Investor Expectations

The EB-5 program is known for a meager rate of return to the actual investors. The primary benefit for the investor is residency, and while most are comfortable with that result, it would be unfair to subject them to minimized returns, especially since they are responsible for the JCE completing its project.

In placing the investors’ interests first financially, it increases the likelihood of investor buy-in, reduces the risk of combative investors, and creates aligned interests between the NCE, GP/Regional Center, and the investors.

Liquidity is also a significant concern, since many real estate investments require loan-term holds, typically over 1-3 years. Furthermore, if the investment is an equity position, it may not produce returns until there is a crystallizing event, such as a sale or transfer of the property. In the alternative, some GPs have suggested redeploying as another construction or mezzanine loan similar to the original EB-5 investment, which is a more nuanced issue typically associated with increased risk.

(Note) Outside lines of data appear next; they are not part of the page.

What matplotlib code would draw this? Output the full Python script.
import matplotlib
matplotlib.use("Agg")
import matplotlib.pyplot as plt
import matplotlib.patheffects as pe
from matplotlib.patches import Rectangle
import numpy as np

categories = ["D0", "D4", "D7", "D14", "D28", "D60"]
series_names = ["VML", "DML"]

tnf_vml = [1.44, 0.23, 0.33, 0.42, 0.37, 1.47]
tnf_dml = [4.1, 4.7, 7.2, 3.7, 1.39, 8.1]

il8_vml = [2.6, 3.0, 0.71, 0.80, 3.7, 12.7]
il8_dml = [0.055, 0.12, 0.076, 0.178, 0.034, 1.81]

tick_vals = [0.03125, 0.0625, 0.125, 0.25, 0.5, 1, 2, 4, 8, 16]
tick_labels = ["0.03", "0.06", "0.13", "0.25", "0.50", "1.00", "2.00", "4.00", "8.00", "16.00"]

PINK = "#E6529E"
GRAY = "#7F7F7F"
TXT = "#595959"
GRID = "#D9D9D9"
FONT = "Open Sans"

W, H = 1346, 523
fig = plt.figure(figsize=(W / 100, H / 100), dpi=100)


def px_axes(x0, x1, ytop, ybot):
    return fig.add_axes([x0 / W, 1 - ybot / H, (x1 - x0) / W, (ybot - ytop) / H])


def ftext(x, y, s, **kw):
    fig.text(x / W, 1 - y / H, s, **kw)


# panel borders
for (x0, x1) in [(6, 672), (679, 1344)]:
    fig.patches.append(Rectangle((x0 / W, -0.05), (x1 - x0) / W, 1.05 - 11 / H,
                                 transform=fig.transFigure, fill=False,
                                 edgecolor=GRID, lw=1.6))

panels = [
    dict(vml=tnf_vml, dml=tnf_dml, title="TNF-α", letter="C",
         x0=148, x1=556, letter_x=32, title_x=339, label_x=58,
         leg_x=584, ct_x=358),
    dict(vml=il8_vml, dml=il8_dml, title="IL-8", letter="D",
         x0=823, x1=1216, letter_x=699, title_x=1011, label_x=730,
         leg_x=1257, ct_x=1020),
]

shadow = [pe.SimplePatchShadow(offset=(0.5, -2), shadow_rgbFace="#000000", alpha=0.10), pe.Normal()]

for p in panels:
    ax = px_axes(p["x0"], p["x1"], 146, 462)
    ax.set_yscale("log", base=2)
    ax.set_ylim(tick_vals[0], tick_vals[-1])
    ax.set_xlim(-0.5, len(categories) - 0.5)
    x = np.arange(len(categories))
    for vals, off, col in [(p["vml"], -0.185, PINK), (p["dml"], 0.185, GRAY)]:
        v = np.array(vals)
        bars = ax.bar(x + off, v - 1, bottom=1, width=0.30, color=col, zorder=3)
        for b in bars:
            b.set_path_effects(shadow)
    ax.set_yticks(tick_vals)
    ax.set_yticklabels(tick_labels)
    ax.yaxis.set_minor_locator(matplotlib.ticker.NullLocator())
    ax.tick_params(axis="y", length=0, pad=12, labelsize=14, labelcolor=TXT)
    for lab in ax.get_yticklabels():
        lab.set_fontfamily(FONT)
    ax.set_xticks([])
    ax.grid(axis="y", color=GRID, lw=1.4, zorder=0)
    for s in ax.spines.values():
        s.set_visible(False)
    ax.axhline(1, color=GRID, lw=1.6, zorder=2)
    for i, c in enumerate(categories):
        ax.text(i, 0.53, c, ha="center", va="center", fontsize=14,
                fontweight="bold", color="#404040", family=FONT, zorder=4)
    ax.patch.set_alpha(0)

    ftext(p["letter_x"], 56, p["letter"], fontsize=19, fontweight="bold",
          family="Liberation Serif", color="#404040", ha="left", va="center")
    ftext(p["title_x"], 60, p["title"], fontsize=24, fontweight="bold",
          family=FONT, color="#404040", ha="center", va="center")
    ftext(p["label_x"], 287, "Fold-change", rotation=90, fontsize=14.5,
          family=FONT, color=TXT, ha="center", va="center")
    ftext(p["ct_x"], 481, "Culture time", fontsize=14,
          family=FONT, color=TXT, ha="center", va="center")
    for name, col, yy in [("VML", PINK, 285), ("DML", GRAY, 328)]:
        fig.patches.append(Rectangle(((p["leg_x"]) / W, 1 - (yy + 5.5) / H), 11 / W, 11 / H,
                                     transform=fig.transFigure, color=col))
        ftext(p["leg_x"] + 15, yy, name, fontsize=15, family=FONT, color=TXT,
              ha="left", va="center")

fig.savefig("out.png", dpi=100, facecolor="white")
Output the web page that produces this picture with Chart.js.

Although all investments are subject to risk, EB-5 investors have an expectation of receiving their capital investment back. While the investor must accept that risk in the initial investment, it may not be wise or ethical for the GP/Regional Center to select that same risk profile for the investors in redeployment.

Conclusion

In summary, we believe that EB-5 NCE, GPs, and Regional Centers should consider selecting redeployment investments which are investor-focused, provide a better economic return than the original investment, and have enough liquidity to offer flexibility so that the investors are not forced to wait beyond the adjudication period that USCIS imposes.

One solution is for the NCEs to consider investing in senior secured real estate loans or pools. These types of assets are in 1st position, offer an attractive rate of return (approx. 6-9% per annum), and carry a variety of maturity dates to select from, which provides greater flexibility for the investors’ application process, along with the liquidity they desire.